* [What the task requires]: Write out again the entries from the first line to the line that includes "var fmt = function", keeping both of those lines.

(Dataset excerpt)
+++

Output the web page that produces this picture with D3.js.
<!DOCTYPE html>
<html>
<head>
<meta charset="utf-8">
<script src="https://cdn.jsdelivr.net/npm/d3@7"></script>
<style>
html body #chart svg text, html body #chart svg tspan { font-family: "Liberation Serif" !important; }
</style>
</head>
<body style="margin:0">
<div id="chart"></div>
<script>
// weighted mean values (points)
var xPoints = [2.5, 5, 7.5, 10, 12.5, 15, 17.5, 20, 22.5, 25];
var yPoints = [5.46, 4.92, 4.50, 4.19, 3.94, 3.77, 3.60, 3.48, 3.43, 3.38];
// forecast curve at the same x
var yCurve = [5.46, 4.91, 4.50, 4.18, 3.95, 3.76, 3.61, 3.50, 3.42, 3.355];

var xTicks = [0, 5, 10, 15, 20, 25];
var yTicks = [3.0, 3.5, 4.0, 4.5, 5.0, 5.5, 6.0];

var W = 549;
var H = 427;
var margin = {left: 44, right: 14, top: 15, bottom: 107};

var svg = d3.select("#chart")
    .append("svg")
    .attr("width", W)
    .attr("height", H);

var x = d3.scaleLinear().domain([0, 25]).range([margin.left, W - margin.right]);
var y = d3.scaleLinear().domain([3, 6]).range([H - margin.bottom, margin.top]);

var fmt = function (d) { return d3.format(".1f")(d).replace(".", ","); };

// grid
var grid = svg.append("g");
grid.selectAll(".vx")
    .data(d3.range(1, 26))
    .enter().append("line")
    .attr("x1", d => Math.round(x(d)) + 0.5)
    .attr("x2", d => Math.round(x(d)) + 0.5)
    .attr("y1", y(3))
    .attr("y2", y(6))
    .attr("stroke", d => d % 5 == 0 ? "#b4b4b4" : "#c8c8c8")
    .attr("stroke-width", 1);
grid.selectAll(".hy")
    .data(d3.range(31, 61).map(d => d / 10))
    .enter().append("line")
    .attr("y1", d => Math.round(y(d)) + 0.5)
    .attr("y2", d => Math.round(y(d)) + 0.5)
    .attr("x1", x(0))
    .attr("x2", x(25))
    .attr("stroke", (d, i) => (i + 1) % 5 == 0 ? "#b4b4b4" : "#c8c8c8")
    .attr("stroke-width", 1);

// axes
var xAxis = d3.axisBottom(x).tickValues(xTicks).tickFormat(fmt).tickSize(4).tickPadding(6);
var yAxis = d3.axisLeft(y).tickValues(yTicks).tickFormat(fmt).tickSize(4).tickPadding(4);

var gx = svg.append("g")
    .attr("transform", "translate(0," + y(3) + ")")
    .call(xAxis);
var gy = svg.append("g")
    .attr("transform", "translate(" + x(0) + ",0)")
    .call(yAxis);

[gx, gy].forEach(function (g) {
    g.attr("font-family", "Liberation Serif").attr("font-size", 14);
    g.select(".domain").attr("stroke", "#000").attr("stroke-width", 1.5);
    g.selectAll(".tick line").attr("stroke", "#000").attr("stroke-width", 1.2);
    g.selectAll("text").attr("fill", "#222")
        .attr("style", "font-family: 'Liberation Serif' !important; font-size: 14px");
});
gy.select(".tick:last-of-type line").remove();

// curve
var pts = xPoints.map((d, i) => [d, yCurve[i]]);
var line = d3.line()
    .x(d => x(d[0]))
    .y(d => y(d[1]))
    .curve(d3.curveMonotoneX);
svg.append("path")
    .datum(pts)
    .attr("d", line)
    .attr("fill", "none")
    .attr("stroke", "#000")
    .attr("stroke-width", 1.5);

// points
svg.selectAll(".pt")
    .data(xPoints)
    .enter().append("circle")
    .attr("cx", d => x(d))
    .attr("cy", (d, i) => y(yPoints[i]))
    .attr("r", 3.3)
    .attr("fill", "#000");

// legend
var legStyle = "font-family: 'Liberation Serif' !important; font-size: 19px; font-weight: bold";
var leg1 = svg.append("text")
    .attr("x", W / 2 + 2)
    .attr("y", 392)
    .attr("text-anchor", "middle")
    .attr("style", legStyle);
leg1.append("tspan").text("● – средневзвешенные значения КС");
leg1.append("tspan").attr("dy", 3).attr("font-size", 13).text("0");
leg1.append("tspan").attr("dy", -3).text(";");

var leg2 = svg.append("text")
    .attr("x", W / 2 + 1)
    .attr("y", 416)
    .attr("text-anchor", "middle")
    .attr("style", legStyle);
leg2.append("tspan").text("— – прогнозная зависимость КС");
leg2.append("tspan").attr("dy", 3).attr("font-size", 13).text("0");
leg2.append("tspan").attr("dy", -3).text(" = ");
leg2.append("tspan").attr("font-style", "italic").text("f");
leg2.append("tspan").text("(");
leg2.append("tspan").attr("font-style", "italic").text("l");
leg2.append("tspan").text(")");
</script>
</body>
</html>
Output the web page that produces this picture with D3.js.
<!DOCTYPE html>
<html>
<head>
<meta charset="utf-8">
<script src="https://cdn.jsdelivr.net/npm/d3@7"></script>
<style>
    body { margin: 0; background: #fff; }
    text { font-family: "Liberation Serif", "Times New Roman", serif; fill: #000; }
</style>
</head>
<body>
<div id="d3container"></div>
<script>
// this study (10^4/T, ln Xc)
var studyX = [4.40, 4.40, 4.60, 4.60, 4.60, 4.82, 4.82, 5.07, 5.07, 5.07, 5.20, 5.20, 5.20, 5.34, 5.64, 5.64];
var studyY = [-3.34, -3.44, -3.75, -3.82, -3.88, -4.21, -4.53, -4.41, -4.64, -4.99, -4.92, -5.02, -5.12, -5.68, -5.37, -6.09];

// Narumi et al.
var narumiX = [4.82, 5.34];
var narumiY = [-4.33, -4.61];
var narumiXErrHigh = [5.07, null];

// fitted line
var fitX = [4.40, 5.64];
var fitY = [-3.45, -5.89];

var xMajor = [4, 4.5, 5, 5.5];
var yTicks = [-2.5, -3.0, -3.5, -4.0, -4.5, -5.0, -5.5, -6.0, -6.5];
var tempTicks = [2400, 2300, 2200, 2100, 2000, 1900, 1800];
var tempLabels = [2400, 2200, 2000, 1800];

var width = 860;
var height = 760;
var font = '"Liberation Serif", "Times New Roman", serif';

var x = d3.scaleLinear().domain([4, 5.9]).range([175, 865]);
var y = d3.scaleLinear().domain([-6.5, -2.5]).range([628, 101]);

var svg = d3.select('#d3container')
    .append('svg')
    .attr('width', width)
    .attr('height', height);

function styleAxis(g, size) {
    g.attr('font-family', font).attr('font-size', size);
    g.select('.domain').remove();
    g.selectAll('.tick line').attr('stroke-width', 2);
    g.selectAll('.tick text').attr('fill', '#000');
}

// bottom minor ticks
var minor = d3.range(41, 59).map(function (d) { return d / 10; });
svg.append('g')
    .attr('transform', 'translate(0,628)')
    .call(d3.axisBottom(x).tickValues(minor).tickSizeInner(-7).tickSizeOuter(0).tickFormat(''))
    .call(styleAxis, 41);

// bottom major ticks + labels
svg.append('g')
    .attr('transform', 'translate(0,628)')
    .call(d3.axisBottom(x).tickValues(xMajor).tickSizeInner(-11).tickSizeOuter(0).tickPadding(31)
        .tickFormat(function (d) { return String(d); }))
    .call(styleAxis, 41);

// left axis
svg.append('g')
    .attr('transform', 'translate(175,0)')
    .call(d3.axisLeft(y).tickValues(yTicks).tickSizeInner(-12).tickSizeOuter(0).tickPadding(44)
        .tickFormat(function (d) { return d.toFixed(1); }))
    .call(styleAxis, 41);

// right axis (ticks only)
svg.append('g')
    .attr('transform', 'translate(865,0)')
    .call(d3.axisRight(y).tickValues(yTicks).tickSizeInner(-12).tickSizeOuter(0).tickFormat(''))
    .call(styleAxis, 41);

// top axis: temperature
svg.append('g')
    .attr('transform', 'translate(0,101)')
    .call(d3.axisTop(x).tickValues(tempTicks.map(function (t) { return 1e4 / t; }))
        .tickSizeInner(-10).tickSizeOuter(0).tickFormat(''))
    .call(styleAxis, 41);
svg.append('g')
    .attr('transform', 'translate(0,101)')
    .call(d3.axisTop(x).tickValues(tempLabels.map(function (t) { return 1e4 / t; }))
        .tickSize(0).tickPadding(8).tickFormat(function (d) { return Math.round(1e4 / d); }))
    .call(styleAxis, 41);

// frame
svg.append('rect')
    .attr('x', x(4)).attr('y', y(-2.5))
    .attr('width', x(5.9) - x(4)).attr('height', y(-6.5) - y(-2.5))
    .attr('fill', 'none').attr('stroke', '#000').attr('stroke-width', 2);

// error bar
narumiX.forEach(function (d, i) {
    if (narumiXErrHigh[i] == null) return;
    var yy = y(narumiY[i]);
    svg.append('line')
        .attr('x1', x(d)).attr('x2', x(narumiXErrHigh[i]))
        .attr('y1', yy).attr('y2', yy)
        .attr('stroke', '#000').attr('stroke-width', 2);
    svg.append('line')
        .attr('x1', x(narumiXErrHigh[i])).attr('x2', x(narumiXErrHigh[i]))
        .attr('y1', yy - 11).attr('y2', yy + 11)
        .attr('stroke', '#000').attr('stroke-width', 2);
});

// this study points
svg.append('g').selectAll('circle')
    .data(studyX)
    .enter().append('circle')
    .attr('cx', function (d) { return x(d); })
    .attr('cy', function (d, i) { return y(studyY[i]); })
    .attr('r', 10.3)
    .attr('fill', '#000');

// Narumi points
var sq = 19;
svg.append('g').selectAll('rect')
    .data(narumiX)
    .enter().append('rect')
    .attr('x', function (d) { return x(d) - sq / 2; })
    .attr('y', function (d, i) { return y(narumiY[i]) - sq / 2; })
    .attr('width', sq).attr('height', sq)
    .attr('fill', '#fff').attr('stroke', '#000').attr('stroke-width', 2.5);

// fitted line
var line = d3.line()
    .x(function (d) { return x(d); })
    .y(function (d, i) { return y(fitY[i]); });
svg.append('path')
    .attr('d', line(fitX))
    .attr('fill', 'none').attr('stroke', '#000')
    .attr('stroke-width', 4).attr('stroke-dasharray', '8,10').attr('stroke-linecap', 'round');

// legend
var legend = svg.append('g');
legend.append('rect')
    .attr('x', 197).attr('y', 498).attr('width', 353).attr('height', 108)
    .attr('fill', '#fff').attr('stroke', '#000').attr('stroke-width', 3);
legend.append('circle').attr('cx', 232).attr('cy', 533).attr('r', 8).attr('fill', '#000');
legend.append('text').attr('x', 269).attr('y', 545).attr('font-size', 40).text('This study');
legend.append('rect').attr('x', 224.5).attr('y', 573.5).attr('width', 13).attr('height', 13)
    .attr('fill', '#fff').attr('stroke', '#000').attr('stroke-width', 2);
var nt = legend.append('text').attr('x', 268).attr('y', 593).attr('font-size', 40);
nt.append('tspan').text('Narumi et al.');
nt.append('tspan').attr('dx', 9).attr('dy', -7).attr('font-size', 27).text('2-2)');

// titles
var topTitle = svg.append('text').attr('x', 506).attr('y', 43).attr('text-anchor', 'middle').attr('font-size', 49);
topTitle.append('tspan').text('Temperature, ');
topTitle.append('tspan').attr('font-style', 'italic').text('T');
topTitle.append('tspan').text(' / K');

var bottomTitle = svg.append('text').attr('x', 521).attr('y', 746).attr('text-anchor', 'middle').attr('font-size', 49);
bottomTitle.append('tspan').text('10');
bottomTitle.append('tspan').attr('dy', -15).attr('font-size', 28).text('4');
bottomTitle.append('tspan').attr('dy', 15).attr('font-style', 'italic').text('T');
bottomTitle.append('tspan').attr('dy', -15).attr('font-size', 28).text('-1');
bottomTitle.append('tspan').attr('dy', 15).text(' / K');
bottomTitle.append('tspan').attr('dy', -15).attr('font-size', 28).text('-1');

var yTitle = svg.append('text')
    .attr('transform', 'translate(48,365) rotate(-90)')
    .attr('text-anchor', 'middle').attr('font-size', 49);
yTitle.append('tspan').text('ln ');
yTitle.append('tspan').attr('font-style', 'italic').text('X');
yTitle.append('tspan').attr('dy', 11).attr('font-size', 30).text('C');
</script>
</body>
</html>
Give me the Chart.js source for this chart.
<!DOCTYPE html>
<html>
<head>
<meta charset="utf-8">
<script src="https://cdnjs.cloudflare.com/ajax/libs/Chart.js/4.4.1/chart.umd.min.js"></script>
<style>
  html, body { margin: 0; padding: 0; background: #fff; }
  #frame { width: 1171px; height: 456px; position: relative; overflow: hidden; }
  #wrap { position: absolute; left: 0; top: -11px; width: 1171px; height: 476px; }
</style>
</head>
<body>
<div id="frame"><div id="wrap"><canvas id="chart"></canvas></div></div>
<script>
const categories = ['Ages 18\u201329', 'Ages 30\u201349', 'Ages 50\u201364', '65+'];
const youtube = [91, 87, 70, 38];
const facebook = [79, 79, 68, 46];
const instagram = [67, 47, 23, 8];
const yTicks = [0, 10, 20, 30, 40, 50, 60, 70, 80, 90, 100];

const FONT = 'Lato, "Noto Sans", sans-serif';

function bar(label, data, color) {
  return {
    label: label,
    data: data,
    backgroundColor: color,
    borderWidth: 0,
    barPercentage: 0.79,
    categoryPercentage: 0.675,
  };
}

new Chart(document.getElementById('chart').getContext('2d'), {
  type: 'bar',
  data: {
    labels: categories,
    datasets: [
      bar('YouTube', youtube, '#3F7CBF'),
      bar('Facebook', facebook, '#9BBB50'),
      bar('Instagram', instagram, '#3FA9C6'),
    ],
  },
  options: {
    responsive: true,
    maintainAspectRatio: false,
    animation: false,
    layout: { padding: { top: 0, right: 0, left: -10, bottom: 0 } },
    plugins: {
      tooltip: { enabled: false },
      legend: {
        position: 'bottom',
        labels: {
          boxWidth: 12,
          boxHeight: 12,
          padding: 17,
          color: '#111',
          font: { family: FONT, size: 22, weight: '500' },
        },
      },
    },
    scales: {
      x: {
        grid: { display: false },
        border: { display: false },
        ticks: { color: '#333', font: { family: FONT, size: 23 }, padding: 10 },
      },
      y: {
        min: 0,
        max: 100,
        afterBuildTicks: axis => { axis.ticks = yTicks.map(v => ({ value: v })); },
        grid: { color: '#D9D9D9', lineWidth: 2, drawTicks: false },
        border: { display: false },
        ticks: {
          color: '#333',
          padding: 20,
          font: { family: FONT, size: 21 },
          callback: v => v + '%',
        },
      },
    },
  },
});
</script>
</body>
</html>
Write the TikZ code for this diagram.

+++

* [Exercise solution]:
Output the web page that produces this picture with D3.js.
<!DOCTYPE html>
<html>
<head>
<meta charset="utf-8">
<script src="https://cdn.jsdelivr.net/npm/d3@7"></script>
<style>
html body #chart svg text, html body #chart svg tspan { font-family: "Liberation Serif" !important; }
</style>
</head>
<body style="margin:0">
<div id="chart"></div>
<script>
// weighted mean values (points)
var xPoints = [2.5, 5, 7.5, 10, 12.5, 15, 17.5, 20, 22.5, 25];
var yPoints = [5.46, 4.92, 4.50, 4.19, 3.94, 3.77, 3.60, 3.48, 3.43, 3.38];
// forecast curve at the same x
var yCurve = [5.46, 4.91, 4.50, 4.18, 3.95, 3.76, 3.61, 3.50, 3.42, 3.355];

var xTicks = [0, 5, 10, 15, 20, 25];
var yTicks = [3.0, 3.5, 4.0, 4.5, 5.0, 5.5, 6.0];

var W = 549;
var H = 427;
var margin = {left: 44, right: 14, top: 15, bottom: 107};

var svg = d3.select("#chart")
    .append("svg")
    .attr("width", W)
    .attr("height", H);

var x = d3.scaleLinear().domain([0, 25]).range([margin.left, W - margin.right]);
var y = d3.scaleLinear().domain([3, 6]).range([H - margin.bottom, margin.top]);

var fmt = function (d) { return d3.format(".1f")(d).replace(".", ","); };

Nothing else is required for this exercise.